We swapped the tyre over anyway, pull a dead bird from the undercarriage, but Suzi (the car) makes this awful groaning noise when you go over 10km an hour. So we stick to crawl speed for the entire trip back, getting back to camp around 3 hours after dark. It turned out the camp volunteer was really worried about us, and was about to go out looking. That is something that has stuck with me, despite us not being in any real trouble, it was something that I really appreciated, what a champ. At night with a torch I can clearly see oil all over the place, confirming it is a shock.

I have a very limited technical knowledge, sometimes it works to my advantageous as I am extremely safe. Sometimes it really sucks, I went to bed that night not knowing what a blown shock meant… was I going to have to get a tow? Could we get close to Kunanurra? Might we break down on the side of the road?

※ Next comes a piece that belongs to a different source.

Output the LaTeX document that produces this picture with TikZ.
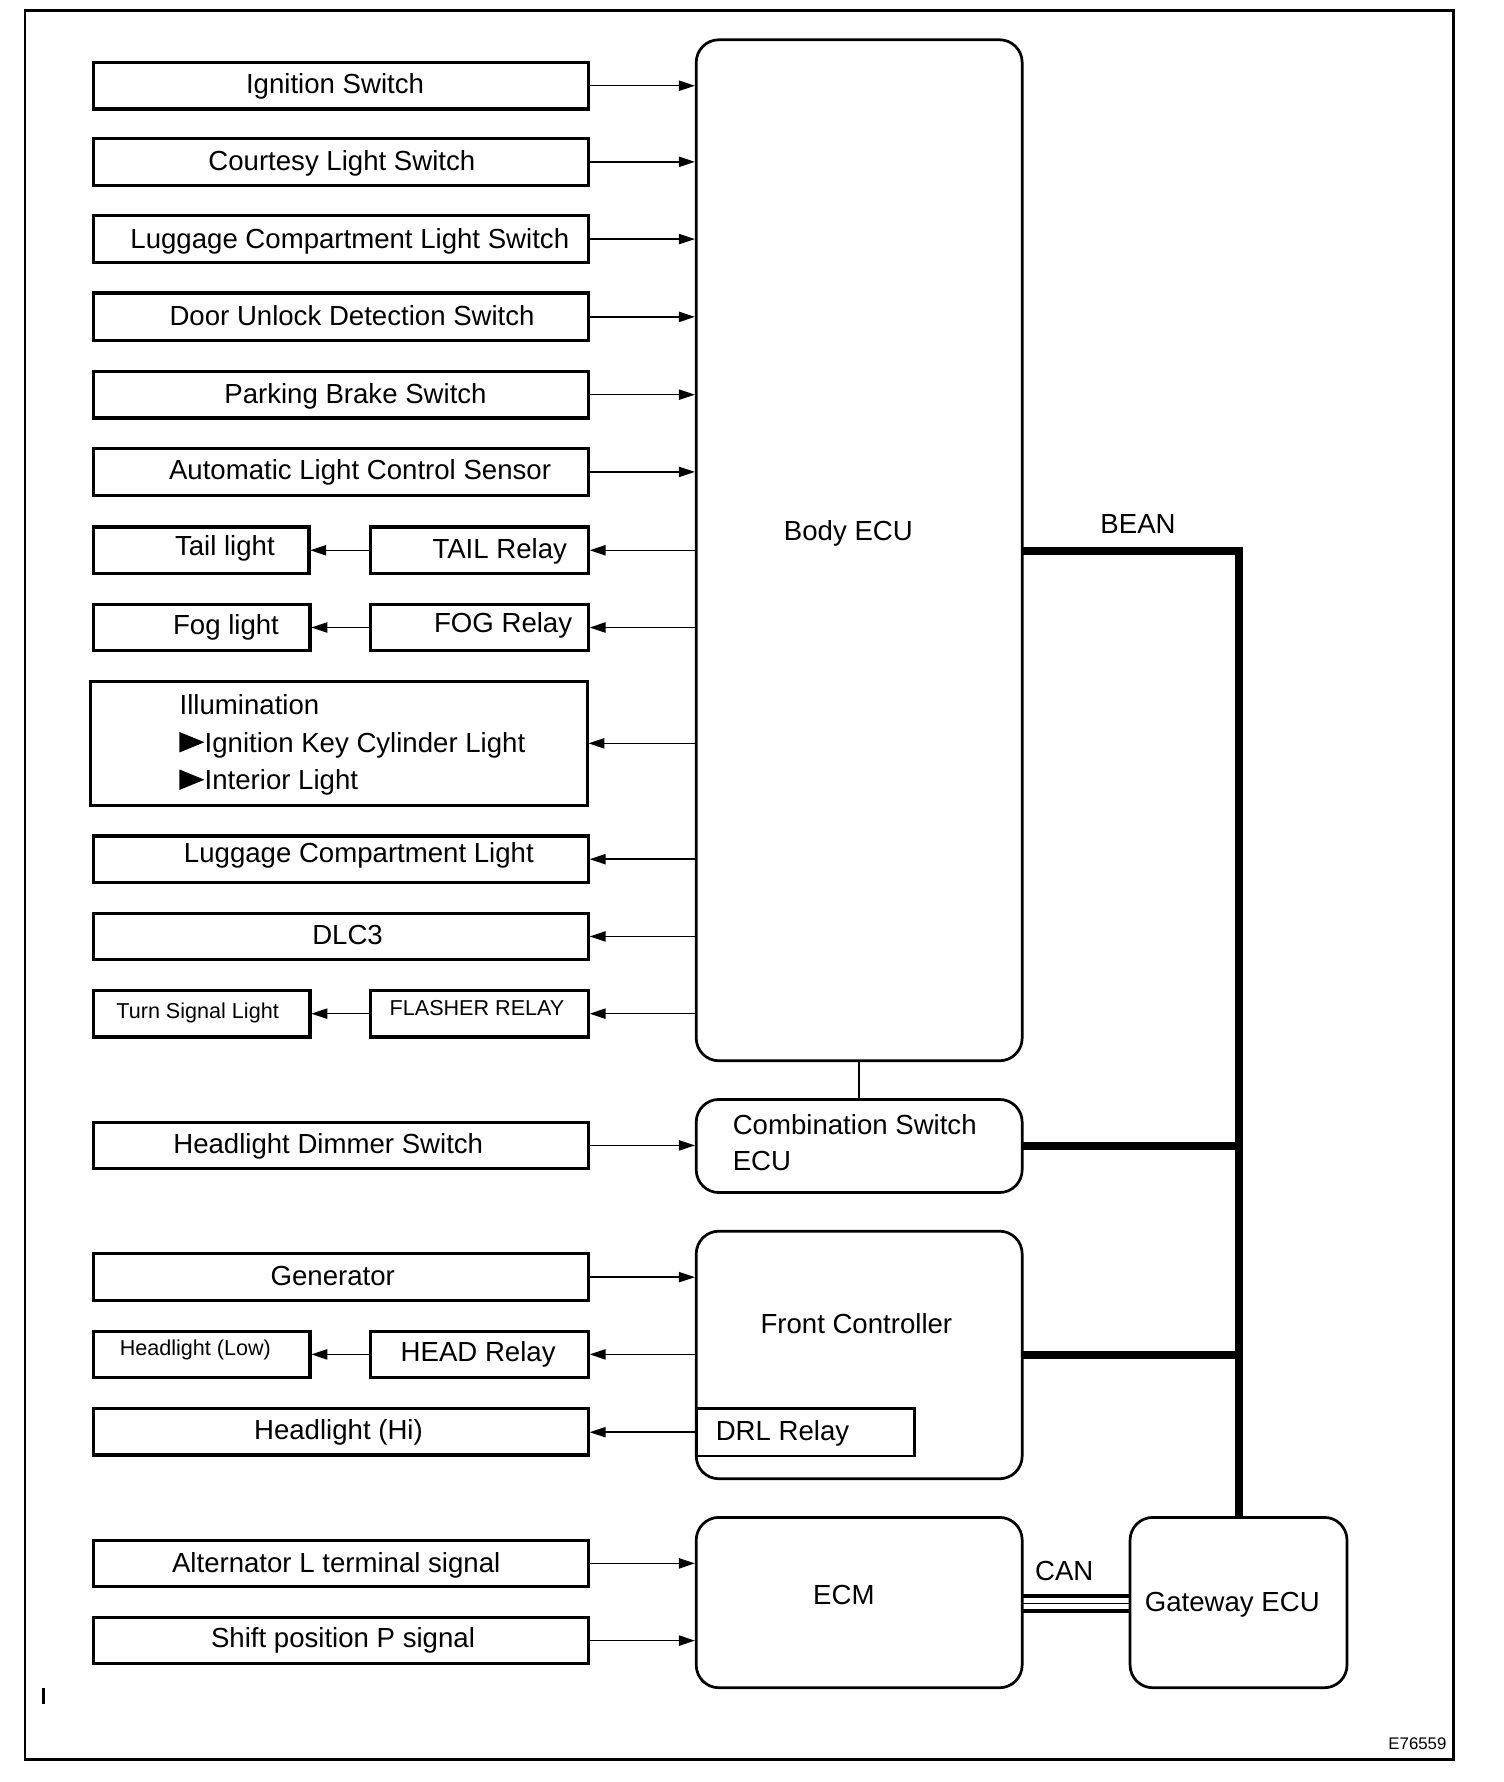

It was really really daunting and the mood was very sombre.

 

El Questro – Part 1 of the Kimberley

We arrived in El Questo for the first part of our trip. We managed to get a private campsite. It was $174 for two days, though about half of that was the “park pass” that gave you access to the gorges. A bit pricey… but wow! It was worth it. It was the best campsite that I have seen. Right on a river, under some great trees, with no one around. It is a cattle station and we were a bit suprised to see a herd of cows sitting around the camp site. Most left but one was a bit bold and kept trying to come over. We shooed her away, but she would always come back. Eventually we managed to chase her off in the car.


Campsite

Moonrise by the River

The next morning we woke up early and headed straight to the thermal spring. It was a great spot to swim, with only a couple of people there we timed it really well.

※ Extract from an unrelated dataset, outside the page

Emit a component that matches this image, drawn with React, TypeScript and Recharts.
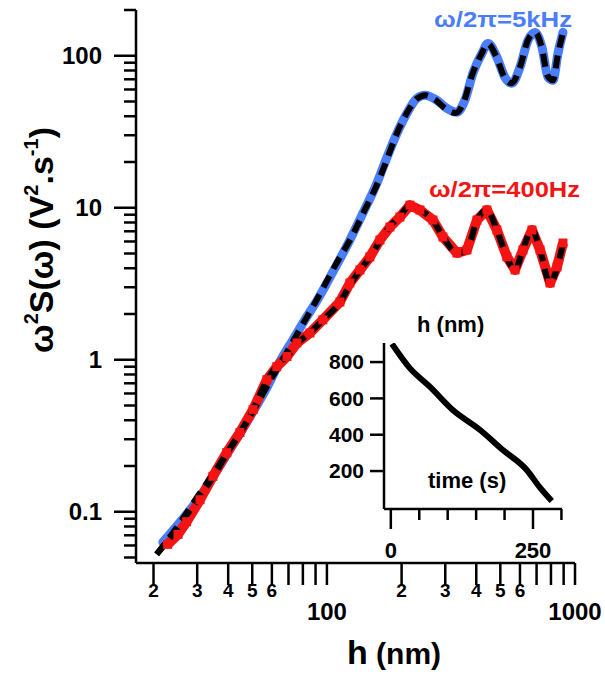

Then we went to Emma Gorge. Claire nearly walked over a black snake. Usually snakes are quite scared of humans but this one was quite happy taking the path, not interested in leaving on account of us.


Emma Gorge

The Emma Gorge walk was amazing, when we got there it was far too cold to swim, but we had some bikkies and dip before heading back.

On the way back we went to El Questro gorge. It was really Jurassic Park like. Walking at the bottom of some massive escarpments all the way through. Had a good swim in the half way pool too, then headed back. The water crossing there was a bit scary, all of them are very easy but this one started easy at about 300mm on rocks then suddenly changed to 500mm on mud. But we got through without a problem.

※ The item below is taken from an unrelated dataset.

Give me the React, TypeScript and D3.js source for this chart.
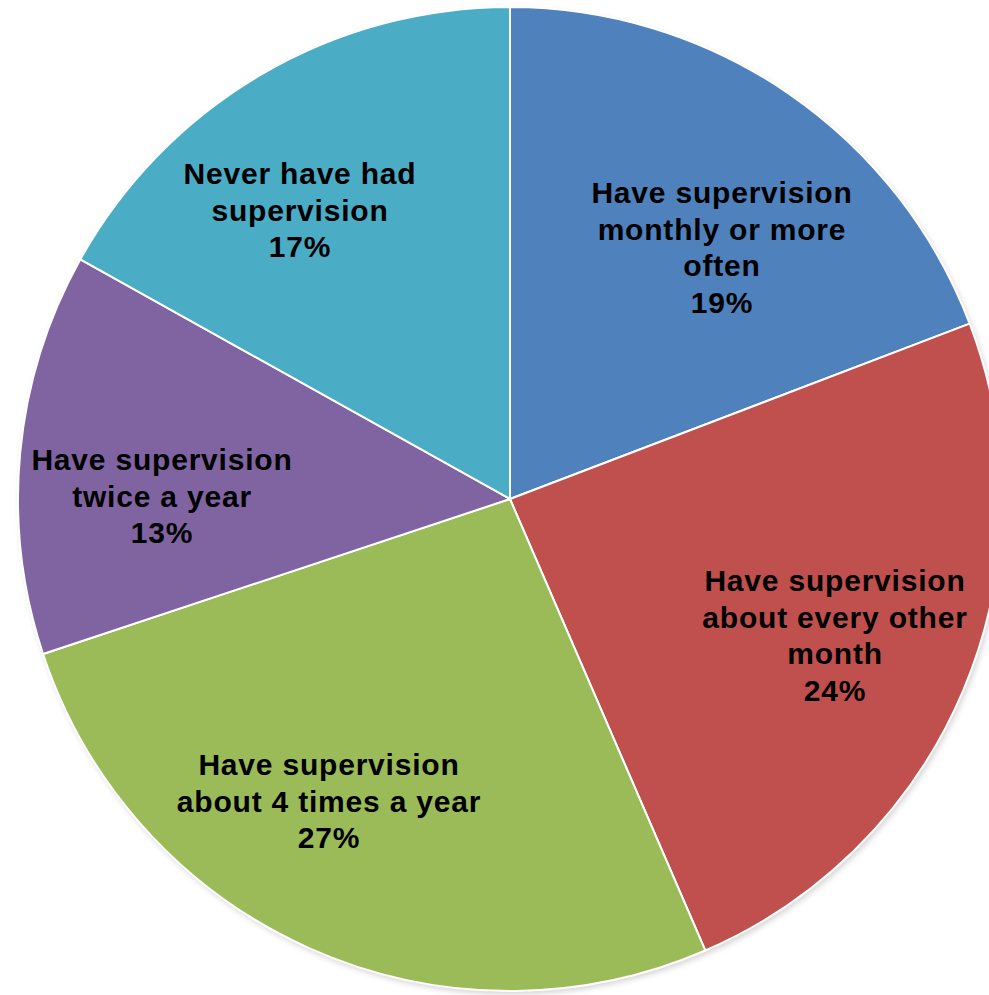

That night we had some more fun with a swim a few drinks by our river, once again had a great moon in the blue sky. One of the neighbours was pumping music, and I went over to ask them to turn it down… turns out it wasn’t them, but the homestead. What was even funnier was, thanks to WA time, it was actually 7.30pm at night. I’ve clearly turned into a grumpy old man.

The next morning we packed up and checked the stockmans waterhole out. We had a bit of driving to do to get to the King Edward river camp site, so we didn’t go for a swim.